Czy jednak nie ma raczej pomyłki w naszym rozumieniu życia jako okazji do gromadzenia zdobyczy i przywłaszczania sobie wszystkiego? Carpe diem… – zaspokój głód… w s z y s t k i e g o.
Jeśli nie jest to zwykły i zrozumiały żal nie za tym, czego się nie miało, ale żal za życiem, które minęło i o którym teraz się marzy, to tkwi w tym jawna niedorzeczność. Najważniejsze pytanie, które kryje się najgłębiej, przesłonięte innymi pytaniami, bardziej lub mniej gorączkowymi i rozpaczliwymi, nie brzmi: „Co się otrzymało?”, tylko „Co pozostaje?” Co pozostaje po tym minionym następowaniu po sobie dni i lat, przeżytym jak należało, czyli zgodnie z nieuchronnością, której praw nawet teraz nie potrafimy przeniknąć, ale zarazem przeżytym bezładnie, a więc od przypadku do przypadku?

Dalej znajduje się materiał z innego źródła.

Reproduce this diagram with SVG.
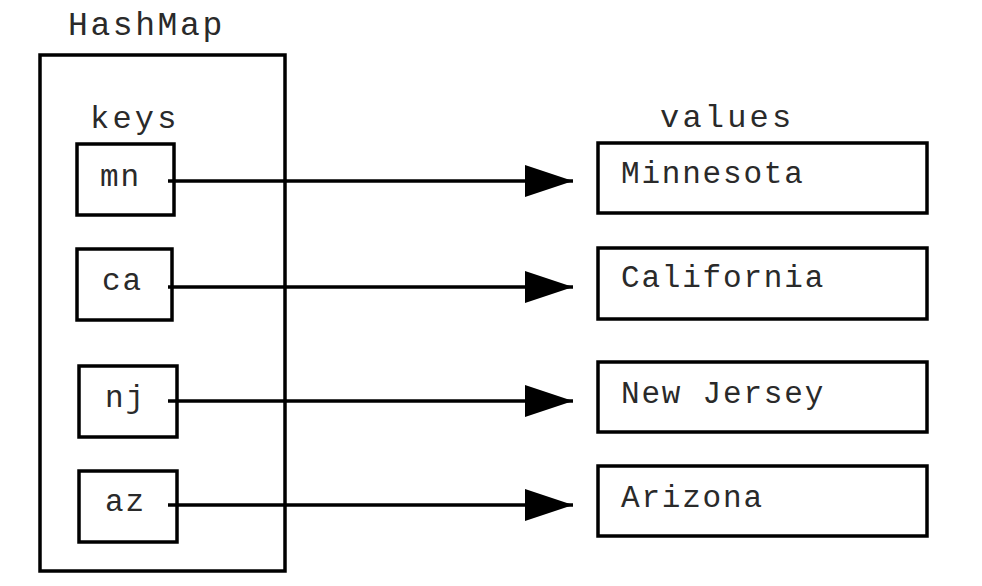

Pozostaje – o ile pozostaje – to, czym się jest, to, czym się było: wspomnienie o tym, że byliśmy „piękni”, jak powiedziałby Plotyn, i zdolność ożywiania tego wspomnienia. Pozostaje miłość, jeśli się ją przeżyło, entuzjazm dla wielkodusznych czynów, dla śladów tego, co wzniosłe i cenne, na które natrafiamy w popiele życia. Pozostaje – o ile pozostaje – zdolność do uznawania za dobre tego, co jest dobre, a za złe tego, co złe, i pewność, że nie można sprawić, żeby było odwrotnie (i nie należy czynić nic, by wydawało się, że jest odwrotnie).
Pozostaje to, co było – co zasługuje na trwanie – to, co wciąż jest. A z nas, z tego Ego, którego nigdy nie potrafimy się pozbyć ani wyrzec, nie pozostaje nic (XV, 12).